-- START THE DATA --

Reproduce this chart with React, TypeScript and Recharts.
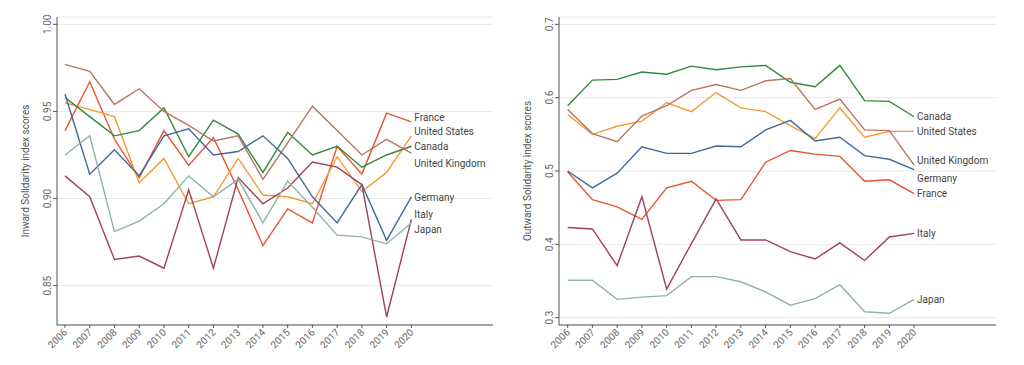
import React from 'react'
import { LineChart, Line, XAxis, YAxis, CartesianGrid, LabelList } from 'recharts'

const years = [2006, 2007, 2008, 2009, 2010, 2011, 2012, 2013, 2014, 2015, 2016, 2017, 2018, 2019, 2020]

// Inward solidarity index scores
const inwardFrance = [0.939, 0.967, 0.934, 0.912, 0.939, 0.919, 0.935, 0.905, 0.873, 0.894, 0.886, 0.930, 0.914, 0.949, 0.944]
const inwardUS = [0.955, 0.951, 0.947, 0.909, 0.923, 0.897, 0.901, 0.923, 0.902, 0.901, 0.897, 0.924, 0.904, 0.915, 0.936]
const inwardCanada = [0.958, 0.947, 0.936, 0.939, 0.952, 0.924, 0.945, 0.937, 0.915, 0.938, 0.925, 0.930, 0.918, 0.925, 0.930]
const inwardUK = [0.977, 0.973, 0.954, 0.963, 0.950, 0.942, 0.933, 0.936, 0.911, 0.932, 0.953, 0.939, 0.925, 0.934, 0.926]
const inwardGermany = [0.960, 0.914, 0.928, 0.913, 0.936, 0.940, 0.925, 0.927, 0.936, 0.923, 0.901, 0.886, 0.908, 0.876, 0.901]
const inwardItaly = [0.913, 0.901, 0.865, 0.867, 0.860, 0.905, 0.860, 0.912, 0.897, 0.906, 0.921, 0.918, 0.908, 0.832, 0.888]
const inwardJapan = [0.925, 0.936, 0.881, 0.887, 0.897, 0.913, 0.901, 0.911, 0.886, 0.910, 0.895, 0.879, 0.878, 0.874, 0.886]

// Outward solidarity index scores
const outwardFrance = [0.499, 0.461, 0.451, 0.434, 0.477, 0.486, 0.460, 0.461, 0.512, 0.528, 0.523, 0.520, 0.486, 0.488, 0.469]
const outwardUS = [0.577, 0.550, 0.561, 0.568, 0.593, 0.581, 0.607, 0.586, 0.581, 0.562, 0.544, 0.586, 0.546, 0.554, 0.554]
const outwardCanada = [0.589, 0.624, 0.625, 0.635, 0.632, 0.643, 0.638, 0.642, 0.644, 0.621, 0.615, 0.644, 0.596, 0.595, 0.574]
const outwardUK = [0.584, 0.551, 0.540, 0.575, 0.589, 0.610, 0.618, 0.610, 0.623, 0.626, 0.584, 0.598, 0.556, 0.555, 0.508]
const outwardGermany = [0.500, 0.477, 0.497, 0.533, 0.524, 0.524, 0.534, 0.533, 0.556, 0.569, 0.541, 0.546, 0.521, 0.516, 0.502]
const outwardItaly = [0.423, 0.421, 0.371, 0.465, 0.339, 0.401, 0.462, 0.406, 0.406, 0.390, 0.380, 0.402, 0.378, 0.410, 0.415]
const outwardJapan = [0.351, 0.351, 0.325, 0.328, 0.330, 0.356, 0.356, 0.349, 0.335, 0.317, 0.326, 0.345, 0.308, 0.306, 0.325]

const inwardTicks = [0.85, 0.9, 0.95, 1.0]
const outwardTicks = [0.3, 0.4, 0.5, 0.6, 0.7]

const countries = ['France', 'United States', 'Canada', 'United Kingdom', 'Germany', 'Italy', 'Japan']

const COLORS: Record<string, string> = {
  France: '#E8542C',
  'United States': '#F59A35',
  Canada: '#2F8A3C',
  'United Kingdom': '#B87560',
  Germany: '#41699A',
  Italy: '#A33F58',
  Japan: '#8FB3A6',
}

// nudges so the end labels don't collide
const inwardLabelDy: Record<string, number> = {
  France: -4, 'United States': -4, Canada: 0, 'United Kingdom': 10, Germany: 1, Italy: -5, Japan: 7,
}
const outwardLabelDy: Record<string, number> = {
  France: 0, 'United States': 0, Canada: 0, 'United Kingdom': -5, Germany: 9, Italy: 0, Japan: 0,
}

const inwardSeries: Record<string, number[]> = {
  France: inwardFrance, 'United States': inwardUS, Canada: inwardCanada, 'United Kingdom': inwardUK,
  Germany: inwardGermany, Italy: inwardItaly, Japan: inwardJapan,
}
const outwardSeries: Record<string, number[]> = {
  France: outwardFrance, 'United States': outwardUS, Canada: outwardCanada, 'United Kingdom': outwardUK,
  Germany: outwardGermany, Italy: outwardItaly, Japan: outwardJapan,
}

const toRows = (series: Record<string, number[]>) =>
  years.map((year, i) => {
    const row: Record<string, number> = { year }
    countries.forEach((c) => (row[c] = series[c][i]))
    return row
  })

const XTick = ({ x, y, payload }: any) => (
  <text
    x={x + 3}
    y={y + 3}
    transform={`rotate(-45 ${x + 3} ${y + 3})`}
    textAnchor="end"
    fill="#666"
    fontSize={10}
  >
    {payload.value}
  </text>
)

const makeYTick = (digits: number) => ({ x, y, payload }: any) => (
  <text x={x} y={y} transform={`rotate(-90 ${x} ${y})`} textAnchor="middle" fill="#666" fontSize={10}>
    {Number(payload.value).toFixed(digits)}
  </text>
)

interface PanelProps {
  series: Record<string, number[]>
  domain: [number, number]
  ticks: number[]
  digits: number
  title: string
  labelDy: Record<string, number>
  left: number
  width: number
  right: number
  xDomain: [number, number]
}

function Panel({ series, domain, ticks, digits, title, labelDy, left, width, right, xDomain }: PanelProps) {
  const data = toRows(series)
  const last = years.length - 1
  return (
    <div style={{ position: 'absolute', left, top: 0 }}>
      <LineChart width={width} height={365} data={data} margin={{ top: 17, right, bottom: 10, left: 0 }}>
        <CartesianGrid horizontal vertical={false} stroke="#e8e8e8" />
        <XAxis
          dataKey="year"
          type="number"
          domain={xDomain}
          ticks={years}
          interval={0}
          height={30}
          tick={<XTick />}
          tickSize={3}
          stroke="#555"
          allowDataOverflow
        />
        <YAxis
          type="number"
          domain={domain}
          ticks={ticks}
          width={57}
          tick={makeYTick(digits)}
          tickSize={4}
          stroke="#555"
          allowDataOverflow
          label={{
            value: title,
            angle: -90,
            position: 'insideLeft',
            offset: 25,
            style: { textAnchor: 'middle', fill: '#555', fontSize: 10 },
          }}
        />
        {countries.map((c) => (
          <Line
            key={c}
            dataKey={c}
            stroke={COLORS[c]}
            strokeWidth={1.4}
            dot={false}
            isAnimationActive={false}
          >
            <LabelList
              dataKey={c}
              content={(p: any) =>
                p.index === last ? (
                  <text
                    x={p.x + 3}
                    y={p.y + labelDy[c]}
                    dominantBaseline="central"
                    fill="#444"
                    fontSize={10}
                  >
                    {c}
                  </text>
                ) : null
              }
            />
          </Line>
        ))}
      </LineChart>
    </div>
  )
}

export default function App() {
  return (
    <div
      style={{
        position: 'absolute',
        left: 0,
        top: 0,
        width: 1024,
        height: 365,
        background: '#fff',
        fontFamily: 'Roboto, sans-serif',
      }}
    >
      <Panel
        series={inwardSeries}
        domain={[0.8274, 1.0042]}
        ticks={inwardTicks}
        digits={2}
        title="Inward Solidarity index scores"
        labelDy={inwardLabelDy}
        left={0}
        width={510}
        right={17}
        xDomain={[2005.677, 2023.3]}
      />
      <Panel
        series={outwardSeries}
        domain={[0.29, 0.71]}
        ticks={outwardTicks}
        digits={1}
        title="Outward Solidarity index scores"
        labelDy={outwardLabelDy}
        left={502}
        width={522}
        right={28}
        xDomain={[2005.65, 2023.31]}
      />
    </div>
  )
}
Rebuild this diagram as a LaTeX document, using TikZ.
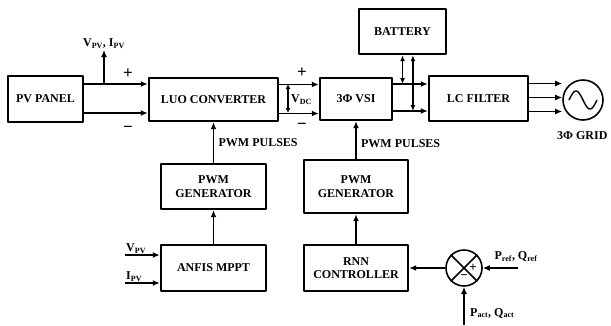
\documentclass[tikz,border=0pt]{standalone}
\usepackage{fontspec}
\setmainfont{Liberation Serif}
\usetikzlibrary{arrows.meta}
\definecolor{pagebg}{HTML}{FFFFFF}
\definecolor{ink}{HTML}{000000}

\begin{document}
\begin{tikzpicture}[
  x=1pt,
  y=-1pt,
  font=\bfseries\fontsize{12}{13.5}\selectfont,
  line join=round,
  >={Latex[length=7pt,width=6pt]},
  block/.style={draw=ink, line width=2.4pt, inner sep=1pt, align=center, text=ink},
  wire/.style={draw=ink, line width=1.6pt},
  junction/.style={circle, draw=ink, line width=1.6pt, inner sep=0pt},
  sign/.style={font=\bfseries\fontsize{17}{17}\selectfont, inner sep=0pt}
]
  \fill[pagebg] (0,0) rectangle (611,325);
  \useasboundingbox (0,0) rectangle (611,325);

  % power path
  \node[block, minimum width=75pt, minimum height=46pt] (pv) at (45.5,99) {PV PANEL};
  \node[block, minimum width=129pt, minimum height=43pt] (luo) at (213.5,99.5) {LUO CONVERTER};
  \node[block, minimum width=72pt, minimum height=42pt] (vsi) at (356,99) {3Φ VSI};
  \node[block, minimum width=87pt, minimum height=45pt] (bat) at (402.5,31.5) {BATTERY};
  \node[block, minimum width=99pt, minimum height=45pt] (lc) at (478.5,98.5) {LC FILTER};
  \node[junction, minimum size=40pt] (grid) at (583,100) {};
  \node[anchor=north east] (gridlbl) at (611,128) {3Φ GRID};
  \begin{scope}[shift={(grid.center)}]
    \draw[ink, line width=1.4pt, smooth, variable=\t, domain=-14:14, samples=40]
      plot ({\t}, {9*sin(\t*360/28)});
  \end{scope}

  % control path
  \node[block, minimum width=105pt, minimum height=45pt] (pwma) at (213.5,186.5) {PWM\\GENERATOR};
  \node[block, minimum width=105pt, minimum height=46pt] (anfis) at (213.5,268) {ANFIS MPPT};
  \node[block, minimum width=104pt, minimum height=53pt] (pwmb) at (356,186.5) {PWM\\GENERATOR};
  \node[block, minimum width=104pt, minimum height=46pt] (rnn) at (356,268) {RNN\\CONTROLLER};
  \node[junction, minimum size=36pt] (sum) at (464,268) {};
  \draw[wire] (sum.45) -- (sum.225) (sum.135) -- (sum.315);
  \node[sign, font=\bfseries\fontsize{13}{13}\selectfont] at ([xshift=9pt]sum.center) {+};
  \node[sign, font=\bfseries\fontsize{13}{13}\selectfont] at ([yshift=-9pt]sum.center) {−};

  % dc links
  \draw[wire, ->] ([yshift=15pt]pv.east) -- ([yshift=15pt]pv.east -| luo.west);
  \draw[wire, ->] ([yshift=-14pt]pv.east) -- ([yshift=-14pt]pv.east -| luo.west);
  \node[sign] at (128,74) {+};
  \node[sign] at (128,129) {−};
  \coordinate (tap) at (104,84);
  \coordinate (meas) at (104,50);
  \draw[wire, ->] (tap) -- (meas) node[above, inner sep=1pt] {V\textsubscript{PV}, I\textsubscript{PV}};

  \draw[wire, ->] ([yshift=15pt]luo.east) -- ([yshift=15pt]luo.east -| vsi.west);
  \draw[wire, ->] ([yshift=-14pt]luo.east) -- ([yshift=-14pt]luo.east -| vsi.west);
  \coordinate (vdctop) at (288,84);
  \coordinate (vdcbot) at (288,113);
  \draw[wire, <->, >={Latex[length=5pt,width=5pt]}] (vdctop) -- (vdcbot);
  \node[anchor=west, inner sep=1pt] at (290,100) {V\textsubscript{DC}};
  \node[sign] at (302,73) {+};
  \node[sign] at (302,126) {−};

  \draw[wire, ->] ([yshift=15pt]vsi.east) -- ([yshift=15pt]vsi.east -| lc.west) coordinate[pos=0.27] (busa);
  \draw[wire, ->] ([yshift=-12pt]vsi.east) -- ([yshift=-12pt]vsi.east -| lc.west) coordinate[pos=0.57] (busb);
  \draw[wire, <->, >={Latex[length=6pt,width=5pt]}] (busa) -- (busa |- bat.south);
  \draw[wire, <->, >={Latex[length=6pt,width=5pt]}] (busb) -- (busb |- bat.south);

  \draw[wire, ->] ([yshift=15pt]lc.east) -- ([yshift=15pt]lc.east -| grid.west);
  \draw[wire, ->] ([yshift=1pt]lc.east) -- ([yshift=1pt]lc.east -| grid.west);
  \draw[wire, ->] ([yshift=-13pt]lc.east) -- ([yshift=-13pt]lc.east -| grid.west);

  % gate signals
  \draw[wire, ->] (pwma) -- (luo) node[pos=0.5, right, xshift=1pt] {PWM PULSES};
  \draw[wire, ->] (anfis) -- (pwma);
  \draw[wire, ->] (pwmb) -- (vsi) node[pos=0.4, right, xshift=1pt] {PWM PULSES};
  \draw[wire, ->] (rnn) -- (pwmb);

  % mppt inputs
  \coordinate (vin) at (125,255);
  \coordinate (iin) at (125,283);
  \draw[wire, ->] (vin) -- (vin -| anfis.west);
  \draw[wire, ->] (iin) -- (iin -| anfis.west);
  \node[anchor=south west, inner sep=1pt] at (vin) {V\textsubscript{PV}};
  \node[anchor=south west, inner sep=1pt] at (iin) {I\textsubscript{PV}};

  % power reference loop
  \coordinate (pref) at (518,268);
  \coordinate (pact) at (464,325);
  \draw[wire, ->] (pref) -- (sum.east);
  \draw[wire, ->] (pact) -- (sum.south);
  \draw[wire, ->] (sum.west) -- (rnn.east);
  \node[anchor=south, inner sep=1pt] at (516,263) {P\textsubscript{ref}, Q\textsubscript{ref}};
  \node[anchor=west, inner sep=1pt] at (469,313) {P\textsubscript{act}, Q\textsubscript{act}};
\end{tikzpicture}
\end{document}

-- END THE DATA --

= WRITTEN EXERCISE =
The images in the entries above should be left out; please reproduce exactly the lines from the first through the one containing "2018, 2019, 2020]".

= WORKED SOLUTION =
Reproduce this chart with React, TypeScript and Recharts.
import React from 'react'
import { LineChart, Line, XAxis, YAxis, CartesianGrid, LabelList } from 'recharts'

const years = [2006, 2007, 2008, 2009, 2010, 2011, 2012, 2013, 2014, 2015, 2016, 2017, 2018, 2019, 2020]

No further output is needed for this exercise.